Le 2 juin 2014 il n’a pas travaillé et il compte 5 heures de travail. Le 3 juin 2014 il a travaillé de 19h08 à 19h50 et il compte 9 heures de travail, le 4 juin 2014 il a travaillé de 8h à 9h35 et de 17h37 à 19h50, soit 3h50, et il compte 12 heures de travail, prenant manifestement en compte son amplitude horaire.

Le 17 février 2015, il a travaillé de 12h40 à 13h15 et de 18h à 18h30, soit une heure, et il compte 3 heures de travail.

Compte tenu de ces éléments monsieur [O] sera débouté de sa demande au titre des heures supplémentaires.

– Sur la rupture du contrat de travail

Compte tenu de la requalification en contrat de travail de la relation entre les parties, la lettre par laquelle l’employeur indique qu’il ne fournira plus de travail à monsieur [O] s’analyse comme un licenciement sans cause réelle et sérieuse.

Le jugement sera confirmé sur les sommes allouées à titre d’indemnité de licenciement et d’indemnité de préavis.

Le jugement n’a pas fait droit à la demande de monsieur [O] d’indemnité pour licenciement sans cause réelle et sérieuse, au motif que ce dernier ne justifiait pas de son préjudice.

Toutefois, dès lors qu’après une année de travail régulier, il a perdu une source conséquente de revenus, son préjudice est certain, et il sera indemnisé par l’allocation d’une indemnité de 5.000 euros sur le fondement de l’article L1235-5 dans sa rédaction applicable.

– Sur la compensation avec les sommes versées dans le cadre du contrat de prestation

Les sommes versées dans le cadre du contrat requalifié avaient vocation à rémunérer la prestation fournie par monsieur [O], comme c’est également le cas des salaires qui lui sont alloués dans le cadre de la présente procédure. Dès lors que monsieur [O] bénéficie d’un rappel de salaire dans le cadre d’un contrat de travail, les sommes versées pour les prestations fournies dans le cadre d’un contrat d’entreprise ne sont plus causées. Le fait qu’il n’ait pas bénéficié des mêmes avantages et garanties que les salariés est pris en compte par l’octroi de 10.000 euros de dommages et intérêts et par le versement d’une indemnité pour travail dissimulé.

Le jugement sera donc confirmé en ce qu’il a ordonné la compensation entre les condamnations prononcées et les sommes qu’il a perçues au titre de la prestation de service.

– Sur la remise des documents sociaux

Le jugement sera confirmé en ce qu’il a ordonné la remise de documents sociaux conformes à la décision.

Le prononcé d’une astreinte n’apparaît pas nécessaire en l’espèce.

PAR CES MOTIFS

La cour,

CONFIRME le jugement, sauf en ce qu’il a débouté monsieur [O] de ses demandes au titre de l’indemnité pour licenciement sans cause réelle et sérieuse, et de l’indemnité pour travail dissimulé.

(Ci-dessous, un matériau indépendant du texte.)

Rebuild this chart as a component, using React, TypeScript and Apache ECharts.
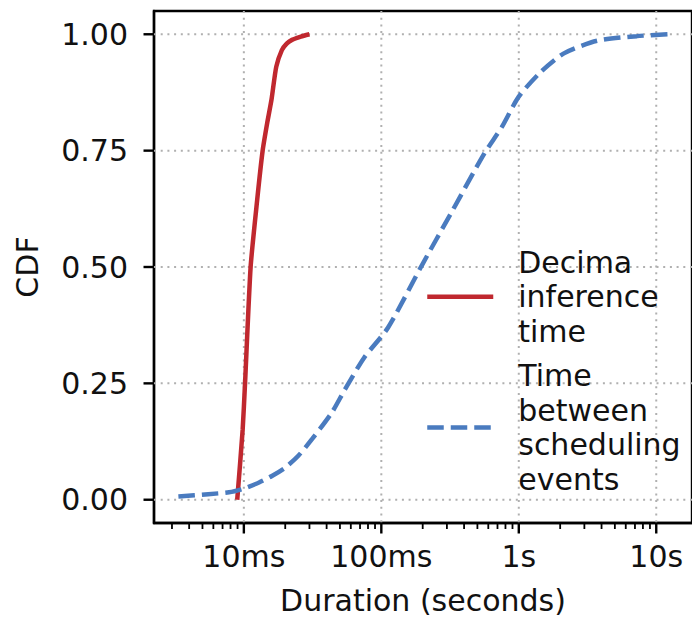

Statuant à nouveau sur ces seuls chefs de demande, condamne la société Daphiliom à payer à monsieur [O] les sommes suivantes :

– 11.058 euros à titre d’indemnité pour travail dissimulé

– 5.000 euros à titre de dommages et intérêts pour licenciement sans cause réelle et sérieuse

Ajoutant au jugement,

DÉBOUTE monsieur [O] de sa demande au titre des heures supplémentaires.

Vu l’article 700 du code de procédure civile,

CONDAMNE la société Daphiliom à payer à monsieur [O] en cause d’appel la somme de 2.500 euros sur le fondement des dispositions de l’article 700 du code de procédure civile.

DÉBOUTE les parties du surplus de leurs demandes.

CONDAMNE la société Daphiliom aux dépens de première instance et d’appel.